Yes, supercomputers can be great at big data problems, if you consider math or raw combinatorial problems (aka cracking passwords and crypto) to be big data problems. I do. However, don't expect to go exploring massive amounts of data or doing data correlation activities on these systems. The focus on memory and math makes them great for running simulations like quantum mechanics, weather forecasting, climate research, oil and gas exploration, molecular modelling, wind tunnels, and analysing the detonation of nuclear weapons. 

Now enter the typical big data systems. These systems are designed to avoid
Supercomputer interconnect
reliance on networks. Supercomputers get around that limitation of disk space by trying to increase network efficiency.
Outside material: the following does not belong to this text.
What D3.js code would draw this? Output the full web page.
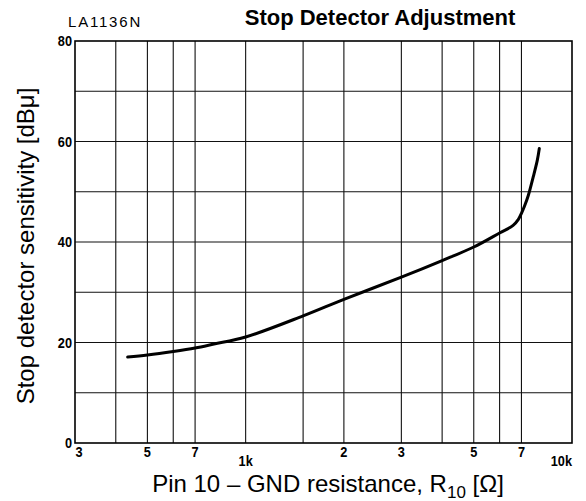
<!DOCTYPE html>
<html>
<head>
<meta charset="utf-8">
<script src="https://cdn.jsdelivr.net/npm/d3@7"></script>
<style>
  html, body { margin: 0; padding: 0; background: #fff; }
  svg { display: block; }
</style>
</head>
<body>
<svg id="chart" width="586" height="501"></svg>
<script>
// Stop detector sensitivity versus pin 10 to GND resistance
const resistance = [435, 500, 600, 700, 800, 1000, 1500, 2000, 3000, 4000, 5000, 6000, 6600, 6850, 7000, 7150, 7350, 7610, 7830, 7940];
const sensitivity = [17.1, 17.5, 18.2, 18.9, 19.7, 21.1, 25.3, 28.6, 33.0, 36.3, 39.0, 41.8, 43.3, 44.5, 45.7, 47.1, 49.3, 53.0, 56.3, 58.6];

const xGrid = [400, 500, 600, 700, 1000, 1500, 2000, 3000, 4000, 5000, 6000, 7000];
const yGrid = [10, 20, 30, 40, 50, 60, 70];
const xTickValues = [300, 500, 700, 1000, 2000, 3000, 5000, 7000, 10000];
const xTickLabels = ["3", "5", "7", "1k", "2", "3", "5", "7", "10k"];
const yTickValues = [0, 20, 40, 60, 80];

const svg = d3.select("#chart");
const plotLeft = 75, plotRight = 572, plotTop = 41, plotBottom = 443;
const font = "Liberation Sans, Arial, Helvetica, sans-serif";

const x = d3.scaleLog().domain([300, 10000]).range([plotLeft, plotRight]);
const y = d3.scaleLinear().domain([0, 80]).range([plotBottom, plotTop]);

// grid
const grid = svg.append("g").attr("stroke", "#111").attr("stroke-width", 1.1);
grid.selectAll("line.v").data(xGrid).join("line")
  .attr("class", "v")
  .attr("x1", d => x(d)).attr("x2", d => x(d))
  .attr("y1", plotTop).attr("y2", plotBottom);
grid.selectAll("line.h").data(yGrid).join("line")
  .attr("class", "h")
  .attr("y1", d => y(d)).attr("y2", d => y(d))
  .attr("x1", plotLeft).attr("x2", plotRight);

// frame
svg.append("rect")
  .attr("x", plotLeft).attr("y", plotTop)
  .attr("width", plotRight - plotLeft).attr("height", plotBottom - plotTop)
  .attr("fill", "none").attr("stroke", "#000").attr("stroke-width", 1.6);

// curve
const line = d3.line()
  .x((d, i) => x(resistance[i]))
  .y(d => y(d))
  .curve(d3.curveCatmullRom.alpha(0.5));
svg.append("path")
  .datum(sensitivity)
  .attr("d", line)
  .attr("fill", "none")
  .attr("stroke", "#000")
  .attr("stroke-width", 3)
  .attr("stroke-linecap", "round")
  .attr("stroke-linejoin", "round");

// y tick labels (narrow bold digits)
svg.append("g").selectAll("text").data(yTickValues).join("text")
  .attr("transform", d => `translate(${plotLeft - 3},${y(d) + 5}) scale(0.85,1)`)
  .attr("text-anchor", "end")
  .attr("font-family", font)
  .attr("font-weight", "bold")
  .attr("font-size", 15)
  .text(d => d);

// x tick labels; decade labels sit lower
svg.append("g").selectAll("text").data(xTickValues).join("text")
  .attr("transform", (d, i) => {
    const px = i === 0 ? x(d) + 4 : x(d);
    const py = xTickLabels[i].endsWith("k") ? 466 : 457;
    return `translate(${px},${py}) scale(0.85,1)`;
  })
  .attr("text-anchor", (d, i) => i === xTickValues.length - 1 ? "end" : "middle")
  .attr("font-family", font)
  .attr("font-weight", "bold")
  .attr("font-size", 15)
  .text((d, i) => xTickLabels[i]);

// titles
svg.append("text")
  .attr("x", 380).attr("y", 25)
  .attr("text-anchor", "middle")
  .attr("font-family", font)
  .attr("font-weight", "bold")
  .attr("font-size", 22)
  .text("Stop Detector Adjustment");

svg.append("text")
  .attr("x", 68).attr("y", 27)
  .attr("font-family", font)
  .attr("font-size", 15)
  .attr("letter-spacing", 1.8)
  .text("LA1136N");

const xt = svg.append("text")
  .attr("x", 328).attr("y", 492)
  .attr("text-anchor", "middle")
  .attr("font-family", font)
  .attr("font-size", 24);
xt.append("tspan").text("Pin 10 \u2013 GND resistance, R");
xt.append("tspan").attr("font-size", 17).attr("dy", 6).text("10");
xt.append("tspan").attr("dy", -6).text(" [\u03A9]");

svg.append("text")
  .attr("transform", "translate(34,246) rotate(-90)")
  .attr("text-anchor", "middle")
  .attr("font-family", font)
  .attr("font-size", 24)
  .text("Stop detector sensitivity [dB\u03BC]");
</script>
</body>
</html>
They began pushing data around via custom interconnects over fiber cables. It's not enough, the network is still a tight bottleneck. Even with algorithms that reduce network overhead, pushing data over the network is still inefficient for most problems.
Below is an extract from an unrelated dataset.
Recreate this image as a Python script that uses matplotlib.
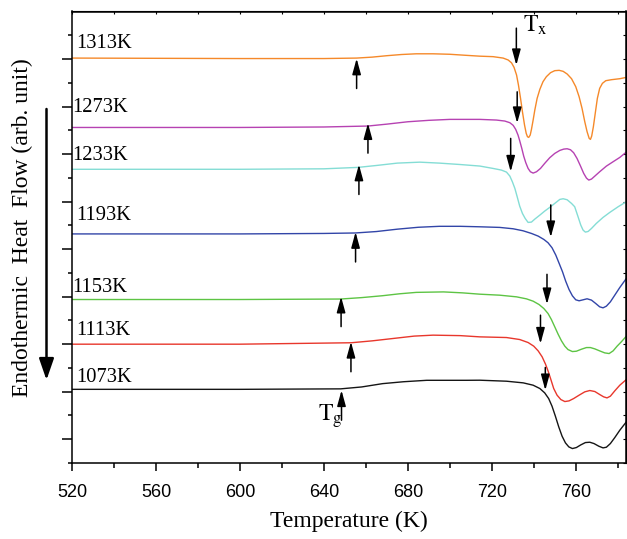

Here's the deep insight for this blog post and I'm quoting somebody smarter than me: "The reason we tolerate hadoop and HDFS is because that's where the data is". Big data systems preposition the data on compute nodes and organize it. It's a way of moving the processing power closer to the data to reduce the amount of times data has to be pushed over the network. This approach scales for size of data. Networks can only get linearly more efficient, data size can increase much faster. As a long term solution, making the bottlenecks faster doesn't fix the problem. They need to be bypassed completely for the system to horizontally scale. Eventually the improvements to the network and the amount of data being exchanged over the network collides, depending on the algorithm you are trying to execute, and the supercomputer systems networks choke on too much data. The processors begin spinning with no traction. In the case that the processors are generating their own solutions to evaluate (i.e. simulations or combinatorial problems) this doesn't happen. Another way to phrase this is that they have good capability but mediocre capacity. Sometimes you'll hear the terms Capacity computing and Capability computing thrown about.
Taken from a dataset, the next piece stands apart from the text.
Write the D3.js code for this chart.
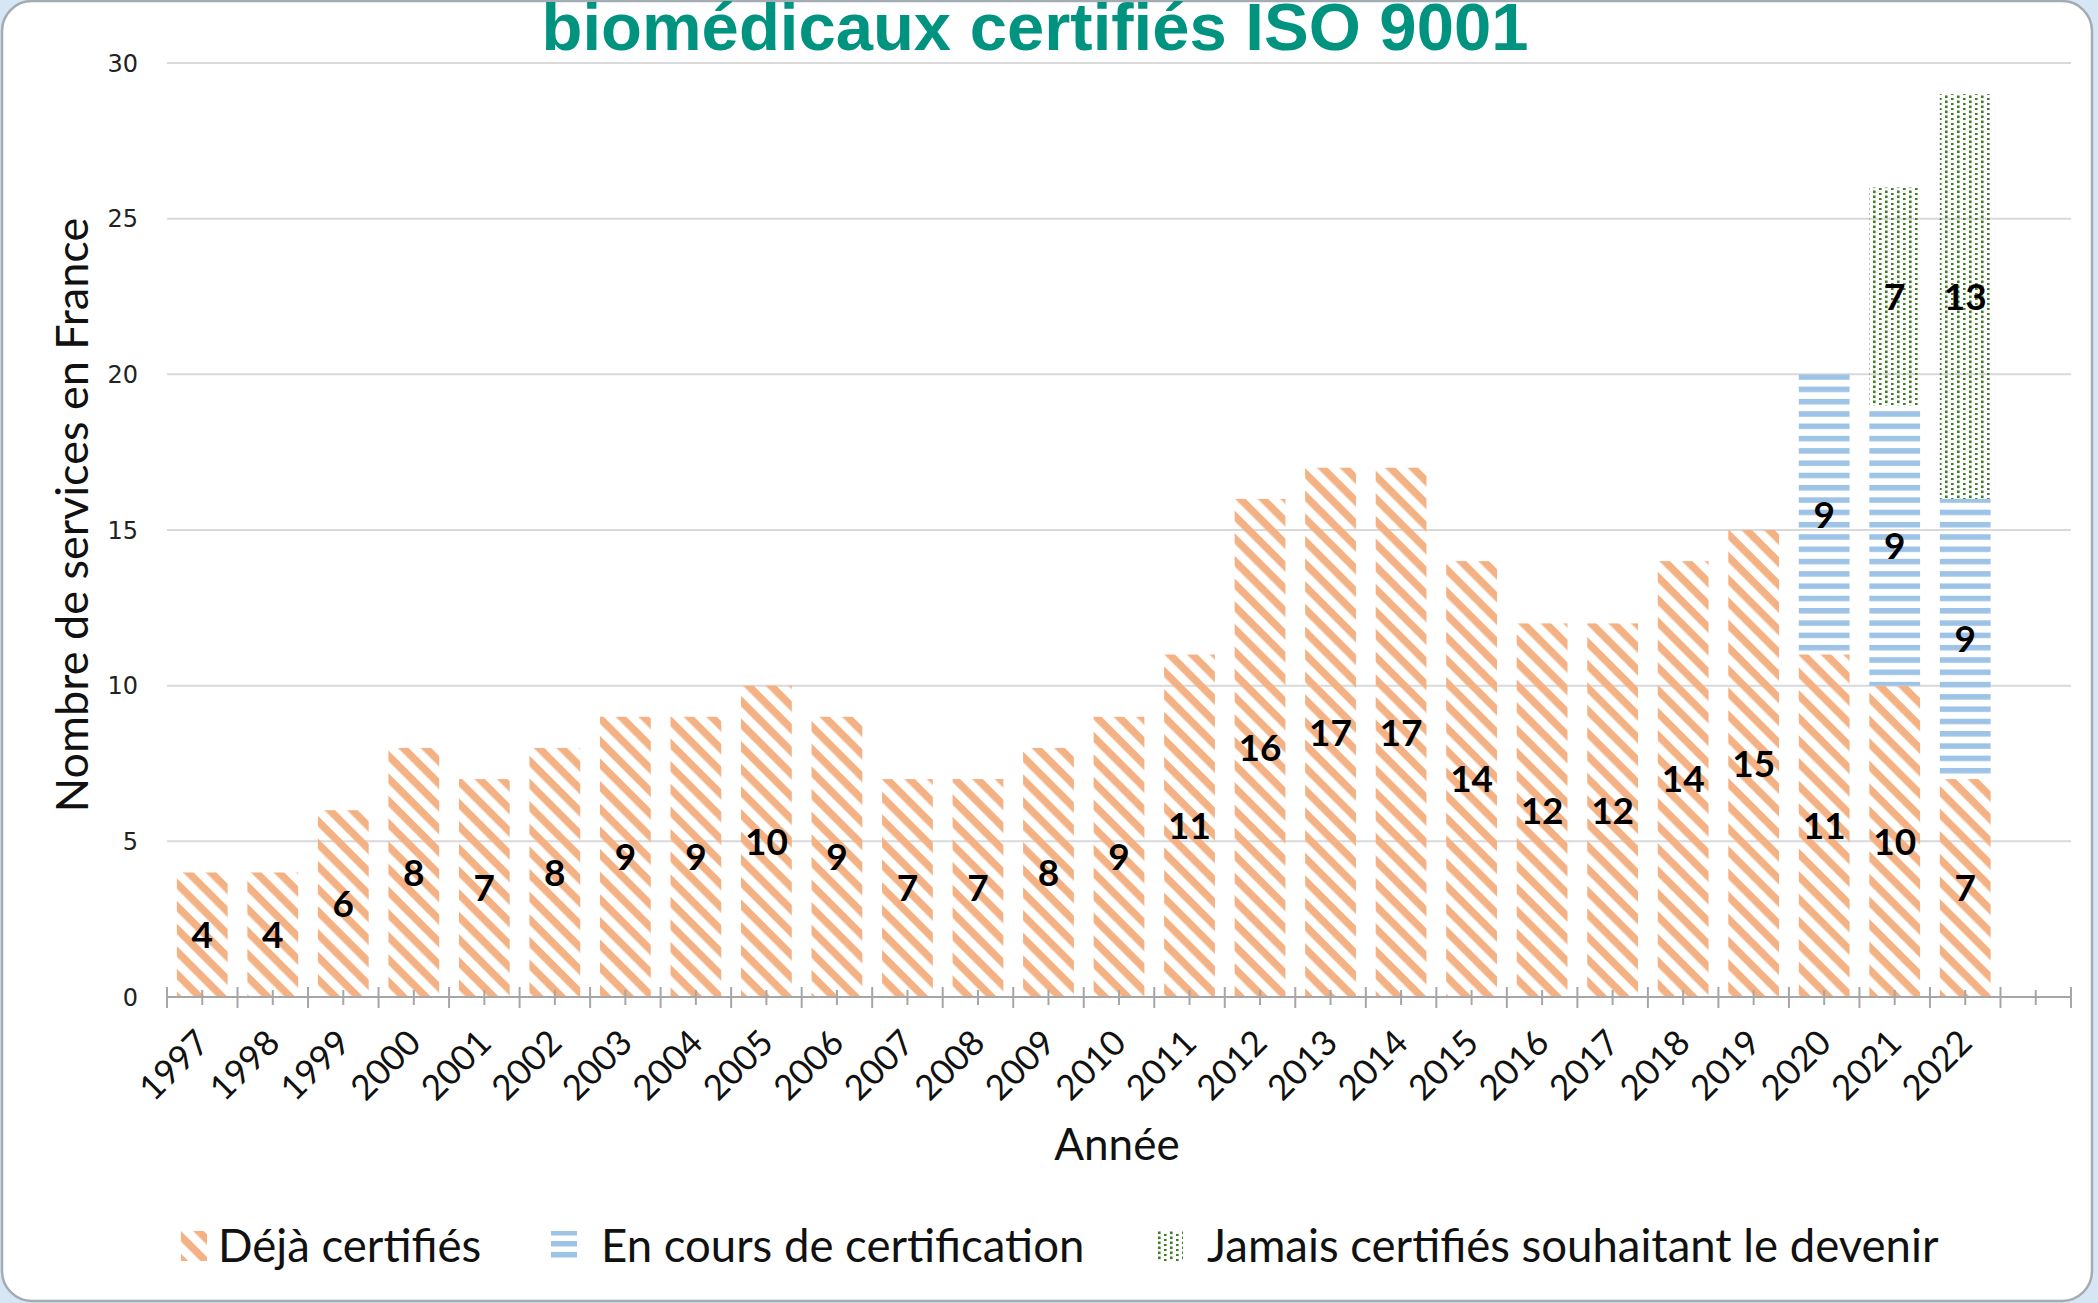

Real big data technology is facilitated by distributed, scalable, and portable data stores. Hadoop Distributed File System (HDFS) is the big dog in this realm right now. Rack awareness, auto-balancing, duplication of data in triplicate. It has a ton of great features. MapR File System has duplicated most of the functionality, but taken it in another direction by attempting to make it posix compliant. This means that normal unix operating systems can mount it like any other file system. Other technology is out there that rides on these file systems or has their own methods of being distributed, scalable, and portable. As another general rule, big data systems keep with commodity hardware. Rather than optimizing the network and moving away from commodity hardware, serialization technology such as Apache Thrift and Google Protocol Buffers compress data before it's sent over the network.

The differences between supercomputers and big data systems may seem nuanced at first but become substantial as you evaluate the types of problems that each can be used for. In a future post I'll discuss the differences between vertical scalability and horizontal capability as a more in depth look at these different approaches and how each can have it's place in various missions.